= Volcano Number =

System for uniquely identifying volcanic features on Earth

The Volcano Number (also Volcano Reference File Number, Volcano Numbering System, or VNUM) is a hierarchical geographical system to uniquely identify and tag volcanoes and volcanic features on Earth. As of September 30, 2013, the VNUm consists of 6 numbers, no longer includes non-numeric characters, and no VNUM begins with 0 or 1, to avoid confusion with the legacy numbering system.

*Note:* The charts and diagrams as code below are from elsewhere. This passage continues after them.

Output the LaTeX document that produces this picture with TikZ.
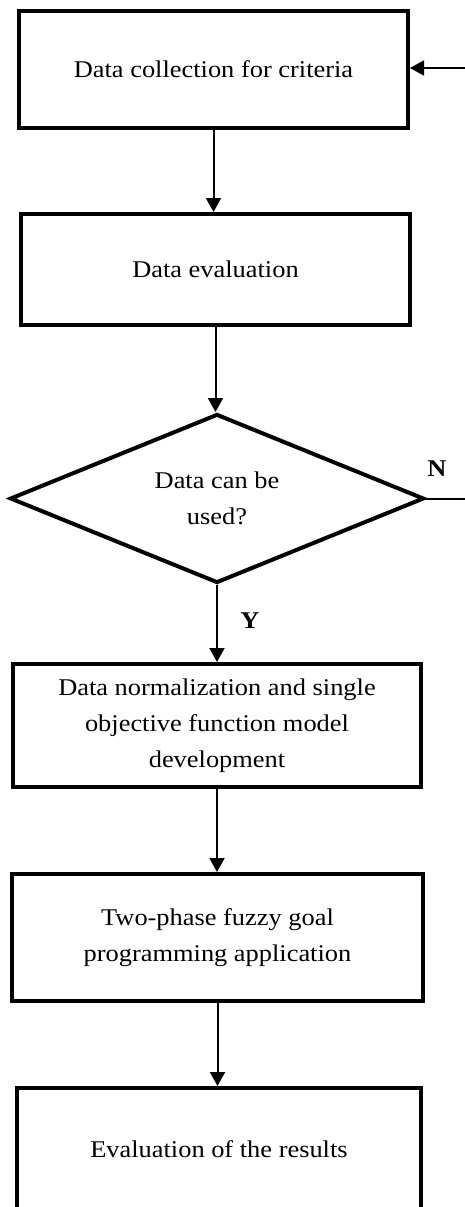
\documentclass[tikz,border=0pt]{standalone}
\usepackage{fontspec}
\setmainfont{Liberation Serif}[FakeStretch=1.1]
\usetikzlibrary{shapes.geometric,arrows.meta}
\newcommand\boxfont{\fontsize{24}{36}\selectfont}
\begin{document}
\begin{tikzpicture}[x=1pt,y=-1pt,
  stepbox/.style={draw, rectangle, line width=4pt, inner sep=0pt, align=center, font=\boxfont},
  decision/.style={draw, diamond, line width=4pt, inner sep=0pt, align=center, font=\boxfont},
  lab/.style={inner sep=0pt, font=\boxfont\bfseries},
  conn/.style={line width=2pt},
  arr/.style={conn, -{Triangle[width=15pt,length=14pt]}}]
\useasboundingbox (0,0) rectangle (465,1207);
\clip (0,0) rectangle (465,1207);
\node[stepbox, minimum width=389pt, minimum height=117pt] (b1) at (213.5,69.5) {Data collection for criteria};
\node[stepbox, minimum width=389pt, minimum height=111pt] (b2) at (215.5,269.5) {Data evaluation};
\node[decision, minimum width=414pt, minimum height=169pt, aspect=2.45] (d) at (217,498.5) {Data can be\\used?};
\node[stepbox, minimum width=408pt, minimum height=123pt] (b3) at (217,725.5) {Data normalization and single\\objective function model\\development};
\node[stepbox, minimum width=411pt, minimum height=127pt] (b4) at (217.5,937.5) {Two-phase fuzzy goal\\programming application};
\node[stepbox, minimum width=404pt, minimum height=122pt] (b5) at (219,1149) {Evaluation of the results};
\node[lab] (nl) at (437,469) {N};
\node[lab] (yl) at (250,621) {Y};
\coordinate (fb) at (465,68);
\coordinate (ne) at (465,498.5);
\draw[arr] (fb) -- (fb -| b1.east);
\draw[arr] (b1.south) -- (b1.south |- b2.north);
\draw[arr] (b2.south) -- (b2.south |- d.north);
\draw[arr] (d.south) -- (d.south |- b3.north);
\draw[arr] (b3.south) -- (b3.south |- b4.north);
\draw[arr] (b4.south) -- (b4.south |- b5.north);
\draw[conn] (d.east) -- (ne);
\end{tikzpicture}
\end{document}
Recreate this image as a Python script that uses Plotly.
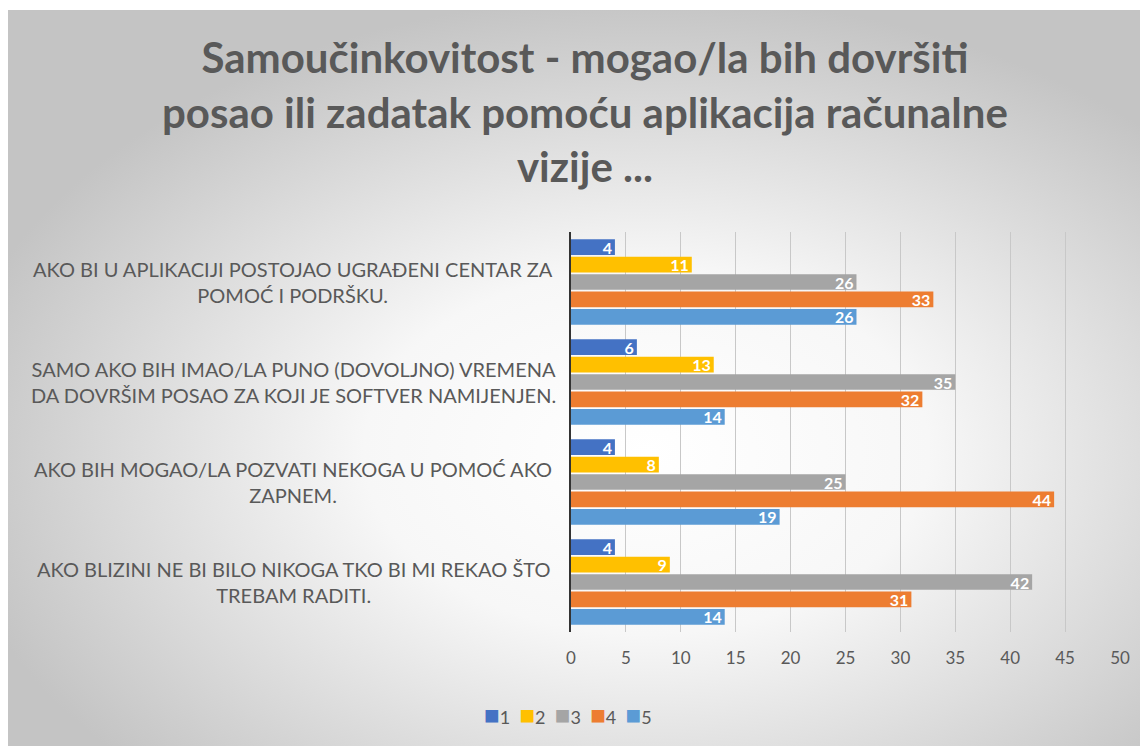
import base64
import plotly.graph_objects as go

categories = [
    "AKO BI U APLIKACIJI POSTOJAO UGRAĐENI CENTAR ZA<br>POMOĆ I PODRŠKU.",
    "SAMO AKO BIH IMAO/LA PUNO (DOVOLJNO) VREMENA<br>DA DOVRŠIM POSAO ZA KOJI JE SOFTVER NAMIJENJEN.",
    "AKO BIH MOGAO/LA POZVATI NEKOGA U POMOĆ AKO<br>ZAPNEM.",
    "AKO BLIZINI NE BI BILO NIKOGA TKO BI MI REKAO ŠTO<br>TREBAM RADITI.",
]
series_names = ["1", "2", "3", "4", "5"]
s1 = [4, 6, 4, 4]
s2 = [11, 13, 8, 9]
s3 = [26, 35, 25, 42]
s4 = [33, 32, 44, 31]
s5 = [26, 14, 19, 14]
series_values = [s1, s2, s3, s4, s5]
colors = ["#4472C4", "#FFC000", "#A5A5A5", "#ED7D31", "#5B9BD5"]
x_ticks = [0, 5, 10, 15, 20, 25, 30, 35, 40, 45, 50]
title_text = "Samoučinkovitost - mogao/la bih dovršiti<br>posao ili zadatak pomoću aplikacija računalne<br>vizije ..."

# page body has an 8px margin; figure coordinates = screenshot - 8
OFF = 8
W, H = 1140, 738
L, R, T, B = 571 - OFF, 28, 232 - OFF, 114
pw, ph = W - L - R, H - T - B


def px_x(sx):
    return (sx - OFF - L) / pw


def px_y(sy):
    return (H - B - (sy - OFF)) / ph


fig = go.Figure()
for name, vals, col in zip(series_names, series_values, colors):
    fig.add_trace(go.Bar(
        name=name, y=categories, x=vals, orientation="h",
        marker=dict(color=col, line=dict(width=0)),
        text=[str(v) for v in vals], textposition="inside", textangle=0,
        insidetextanchor="end", constraintext="none",
        textfont=dict(color="white", size=16, family="Lato", weight="bold"),
        hoverinfo="x+name", showlegend=False,
    ))

svg = (
    '<svg xmlns="http://www.w3.org/2000/svg" width="1140" height="736" viewBox="0 0 1140 736" preserveAspectRatio="none">'
    '<defs><radialGradient id="g" cx="0.56" cy="0.6" r="0.62" gradientUnits="objectBoundingBox">'
    '<stop offset="0" stop-color="#ffffff"/>'
    '<stop offset="0.4" stop-color="#f7f7f7"/>'
    '<stop offset="1" stop-color="#c4c4c4"/>'
    '</radialGradient></defs>'
    '<rect width="1140" height="736" fill="url(#g)"/></svg>'
)
src = "data:image/svg+xml;base64," + base64.b64encode(svg.encode()).decode()

annotations = []
for cat in categories:
    annotations.append(dict(
        text=cat, xref="paper", yref="y", x=px_x(293), y=cat,
        xanchor="center", yanchor="middle", align="center", showarrow=False,
        font=dict(family="Lato", size=20, color="#595959"),
    ))

# title
annotations.append(dict(
    text="<b>" + title_text + "</b>", xref="paper", yref="paper",
    x=px_x(585), y=px_y(112), xanchor="center", yanchor="middle",
    align="center", showarrow=False,
    font=dict(family="Lato", size=42, color="#595959"),
))

# legend (square marker + series name, colours from the series list)
legend_parts = []
for name, col in zip(series_names, colors):
    legend_parts.append(
        '<span style="color:%s;font-size:26px">■</span>%s' % (col, name)
    )
annotations.append(dict(
    text="  ".join(legend_parts), xref="paper", yref="paper",
    x=px_x(568), y=px_y(714), xanchor="center", yanchor="middle",
    showarrow=False, font=dict(family="Lato", size=18, color="#595959"),
))

fig.update_layout(
    width=W, height=H,
    margin=dict(l=L, r=R, t=T, b=B, autoexpand=False),
    paper_bgcolor="white", plot_bgcolor="rgba(0,0,0,0)",
    barmode="group", bargap=0.13, bargroupgap=0.1,
    images=[dict(
        source=src, xref="paper", yref="paper",
        x=px_x(8), y=px_y(10), sizex=px_x(W + OFF) - px_x(8),
        sizey=px_y(10) - px_y(H + OFF),
        xanchor="left", yanchor="top", sizing="stretch", layer="below",
    )],
    xaxis=dict(
        range=[0, 50], tickvals=x_ticks, showgrid=True, gridcolor="#c8c8c8",
        gridwidth=1, zeroline=False, showline=False,
        tickfont=dict(family="Lato", size=17, color="#595959"), ticks="",
        ticklabelstandoff=14,
    ),
    yaxis=dict(
        autorange="reversed", showticklabels=False, showgrid=False,
        showline=True, linecolor="#333333", linewidth=2, zeroline=False, ticks="",
    ),
    annotations=annotations,
    showlegend=False,
)

fig.write_html("out.html")
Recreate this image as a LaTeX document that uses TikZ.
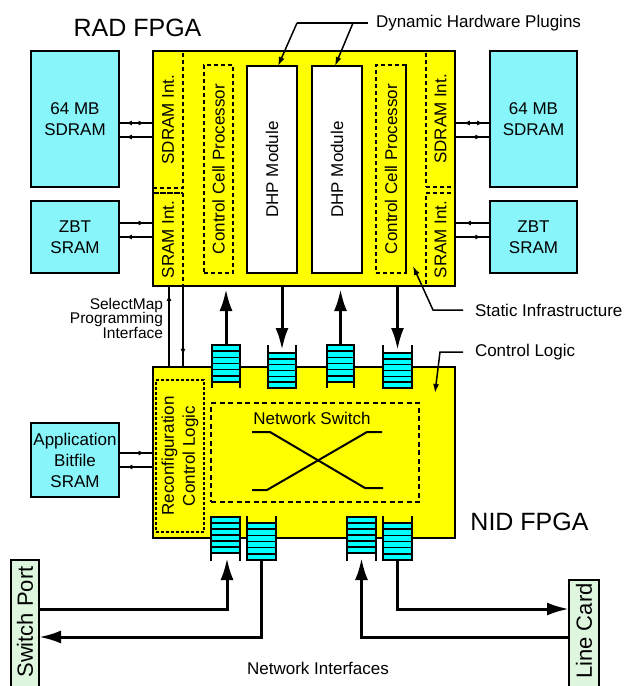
\documentclass[tikz,border=0pt]{standalone}
\usepackage{fontspec}
\setmainfont{Liberation Sans}
\usetikzlibrary{arrows.meta,decorations.markings}
\definecolor{memcyan}{RGB}{135,245,250}
\definecolor{qcyan}{RGB}{0,255,255}
\definecolor{fpgay}{RGB}{255,255,0}
\definecolor{portgreen}{RGB}{222,245,222}
\tikzset{
  every node/.style={inner sep=0pt,outer sep=0pt},
  txt/.style={font=\fontsize{17}{21}\selectfont,align=center},
  rtxt/.style={txt,rotate=90},
  ttl/.style={font=\fontsize{25}{30}\selectfont},
  mem/.style={draw,line width=2pt,fill=memcyan,anchor=north west,txt},
  fpga/.style={draw,line width=2.4pt,fill=fpgay,anchor=north west},
  dreg/.style={draw,line width=1.2pt,dash pattern=on 4pt off 3pt,anchor=north west},
  dhp/.style={draw,line width=2pt,fill=white,anchor=north west},
  port/.style={draw,line width=2pt,fill=portgreen,anchor=north west},
  porttxt/.style={font=\fontsize{22}{26}\selectfont,rotate=90},
  thinln/.style={line width=1.1pt},
  sa/.style={postaction={decorate,decoration={markings,mark=at position #1 with {\arrow{Latex[length=6pt,width=5pt]}}}}},
  sar/.style={postaction={decorate,decoration={markings,mark=at position #1 with {\arrowreversed{Latex[length=6pt,width=5pt]}}}}},
  bigarr/.style={line width=3pt,-{Latex[length=22pt,width=13pt]}},
  thickdash/.style={line width=2.2pt,dash pattern=on 4pt off 3pt},
  lead/.style={line width=1.5pt,-{Latex[length=9pt,width=6pt]}},
}
\newcommand\fifobox[6]{%
  \fill[qcyan] (#1,#3) rectangle (#2,#4);
  \foreach \k in {1,...,5}{\draw[line width=1.5pt] (#1,{#3+\k*(#4-#3)/6}) -- (#2,{#3+\k*(#4-#3)/6});}
  \draw[line width=1.5pt] (#1,#3) rectangle (#2,#4);
  \draw[line width=1.5pt] (#1,#5) -- (#1,#6) (#2,#5) -- (#2,#6);
}
\begin{document}
\begin{tikzpicture}[x=1pt,y=-1pt]
\useasboundingbox (0,0) rectangle (627,686);
\clip (0,0) rectangle (627,686);

% ---------- RAD FPGA ----------
\node[ttl] (radlbl) at (137.5,28) {RAD FPGA};
\node[fpga,minimum width=302pt,minimum height=235pt] (rad) at (153,51) {};
\node[dreg,minimum width=30pt,minimum height=137pt] (sdil) at (153,51) {};
\node[rtxt] (sdiltx) at (sdil.center) {SDRAM Int.};
\node[dreg,minimum width=30pt,minimum height=93pt] (sril) at (153,193) {};
\node[rtxt] (sriltx) at (sril.center) {SRAM Int.};
\node[dreg,minimum width=29pt,minimum height=208pt] (ccpl) at (204,65) {};
\node[rtxt] (ccpltx) at (ccpl.center) {Control Cell Processor};
\node[dhp,minimum width=50pt,minimum height=207pt] (dhpl) at (247,66) {};
\node[rtxt] (dhpltx) at (dhpl.center) {DHP Module};
\node[dhp,minimum width=50pt,minimum height=207pt] (dhpr) at (312,66) {};
\node[rtxt] (dhprtx) at (dhpr.center) {DHP Module};
\node[dreg,minimum width=30pt,minimum height=208pt] (ccpr) at (376,65) {};
\node[rtxt] (ccprtx) at (ccpr.center) {Control Cell Processor};
\node[dreg,minimum width=29pt,minimum height=136pt] (sdir) at (426,51) {};
\node[rtxt] (sdirtx) at (sdir.center) {SDRAM Int.};
\node[dreg,minimum width=29pt,minimum height=93pt] (srir) at (426,193) {};
\node[rtxt] (srirtx) at (srir.center) {SRAM Int.};
\draw[thickdash] (ccpr.north east) -- (ccpr.south east);
\draw[thickdash] (srir.north west) -- (srir.north east);
\draw[thickdash] (sril.north west) -- (sril.north east);
\draw[thickdash] (sdil.south west) -- (sdil.south east);

% ---------- memories ----------
\node[mem,minimum width=88pt,minimum height=136pt] (sdramL) at (31,51) {64 MB\\SDRAM};
\node[mem,minimum width=88pt,minimum height=72pt] (zbtL) at (31,201) {ZBT\\SRAM};
\node[mem,minimum width=87pt,minimum height=136pt] (sdramR) at (490,51) {64 MB\\SDRAM};
\node[mem,minimum width=87pt,minimum height=72pt] (zbtR) at (490,201) {ZBT\\SRAM};
\node[mem,minimum width=88pt,minimum height=74pt] (app) at (31,423) {Application\\Bitfile\\SRAM};

\draw[thinln,sar=0.2,sa=0.75] (sdramL.east |- 0,123) -- (rad.west |- 0,123);
\draw[thinln,sar=0.2] (sdramL.east |- 0,137) -- (rad.west |- 0,137);
\draw[thinln,sa=0.75] (zbtL.east |- 0,223) -- (rad.west |- 0,223);
\draw[thinln,sar=0.2] (zbtL.east |- 0,237) -- (rad.west |- 0,237);
\draw[thinln,sar=0.25,sa=0.8] (rad.east |- 0,123) -- (sdramR.west |- 0,123);
\draw[thinln,sa=0.75] (rad.east |- 0,137) -- (sdramR.west |- 0,137);
\draw[thinln,sar=0.28] (rad.east |- 0,223) -- (zbtR.west |- 0,223);
\draw[thinln,sa=0.75] (rad.east |- 0,237) -- (zbtR.west |- 0,237);

% ---------- NID FPGA ----------
\node[fpga,minimum width=302pt,minimum height=171pt] (nid) at (153,367) {};
\node[ttl] (nidlbl) at (529.5,522) {NID FPGA};
\node[draw,line width=1.8pt,dash pattern=on 3pt off 2pt,anchor=north west,minimum width=48pt,minimum height=152pt] (recon) at (156,380) {};
\node[rtxt] (recontx) at (recon.center) {Reconfiguration\\Control Logic};
\node[draw,line width=1.5pt,dash pattern=on 5pt off 3.5pt,anchor=north west,minimum width=208pt,minimum height=99pt] (nsw) at (211,403) {};
\node[txt] (nswlbl) at (312,418) {Network Switch};
\draw[line width=2pt] (252,432) -- (270,432) -- (365,488) -- (383,488);
\draw[line width=2pt] (252,490) -- (267,490) -- (367,432) -- (382,432);

\draw[thinln,sa=0.75] (app.east |- 0,453) -- (nid.west |- 0,453);
\draw[thinln,sar=0.22] (app.east |- 0,467) -- (nid.west |- 0,467);

% SelectMap
\node[font=\fontsize{15.5}{14.5}\selectfont,align=right,anchor=east] (smlbl) at (163,318) {SelectMap\\Programming\\Interface};
\draw[thinln,sa=0.89] (nid.north -| 169,0) -- (rad.south -| 169,0);
\draw[thinln,sa=0.85] (rad.south -| 183,0) -- (nid.north -| 183,0);

% ---------- queues ----------
\fifobox{212}{240}{345}{382}{345}{388}
\fifobox{268}{296}{353}{388}{345}{388}
\fifobox{327}{354}{345}{382}{345}{388}
\fifobox{383}{412}{353}{388}{345}{388}
\fifobox{211}{240}{517}{553}{517}{561}
\fifobox{247}{276}{523}{560}{516}{560}
\fifobox{347}{376}{517}{553}{517}{561}
\fifobox{383}{412}{523}{560}{516}{560}
\coordinate (q1p) at (226,345);
\coordinate (q2p) at (282,350);
\coordinate (q3p) at (340.5,345);
\coordinate (q4p) at (397.5,350);
\coordinate (qap) at (227,558);
\coordinate (qbp) at (261.5,560);
\coordinate (qcp) at (361.5,558);
\coordinate (qdp) at (397.5,560);

\draw[bigarr,shorten >=3pt] (q1p) -- (q1p |- rad.south);
\draw[bigarr] (q2p |- rad.south) -- (q2p);
\draw[bigarr,shorten >=3pt] (q3p) -- (q3p |- rad.south);
\draw[bigarr] (q4p |- rad.south) -- (q4p);

% ---------- ports ----------
\node[port,minimum width=28pt,minimum height=135pt] (sp) at (11,560) {};
\node[porttxt] (sptx) at (25,622) {Switch Port};
\node[port,minimum width=30pt,minimum height=115pt] (lc) at (569,580) {};
\node[porttxt] (lctx) at (584,631) {Line Card};
\draw[bigarr] (sp.east |- 0,609) -| (qap);
\draw[bigarr] (qbp) |- (sp.east |- 0,637);
\draw[bigarr] (qdp) |- (lc.west |- 0,609);
\draw[bigarr] (lc.west |- 0,637) -| (qcp);
\node[txt] (nilbl) at (318,668) {Network Interfaces};

% ---------- leader labels ----------
\node[txt,anchor=west,inner xsep=8pt] (dhplbl) at (368,23) {Dynamic Hardware Plugins};
\coordinate (dj1) at (297,23);
\coordinate (dj2) at (353,23);
\draw[line width=1.5pt] (dhplbl.west) -- (dj1);
\draw[lead] (dj1) -- (dhpl.north -| 278,0);
\draw[lead] (dj2) -- (dhpr.north -| 335,0);

\node[txt,anchor=west,inner xsep=12pt] (silbl) at (463,310) {Static Infrastructure};
\coordinate (sibend) at (433,310);
\coordinate (sitip) at (413,266);
\draw[lead] (silbl.west) -- (sibend) -- (sitip);

\node[txt,anchor=west,inner xsep=12pt] (cllbl) at (463,352) {Control Logic};
\coordinate (clbend) at (440,352);
\coordinate (cltip) at (435,393);
\draw[lead] (cllbl.west) -- (clbend) -- (cltip);
\end{tikzpicture}
\end{document}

The VNUM was developed by the Catalogue of the Active Volcanoes of the World (CAVW) project of the International Association of Volcanology, now the International Association of Volcanology and Chemistry of the Earth's Interior (IAVCEI), in the late 1930s. It is currently administered by the Global Volcanism Program at the Smithsonian Institution in Washington, D.C. (USA), in cooperation with the IAVCEI, and the World Organization of Volcano Observatories (WOVO), a commission of IAVCEI.

The number system was used in both editions of the book Volcanoes of the World in 1981 and 1994.

Prior to September 30, 2013, the system included numbers consisting of four numerals, a hyphen, then two or three more numerals. The first two numerals identified the region, the next two the subregion, and the last two or three the individual volcano.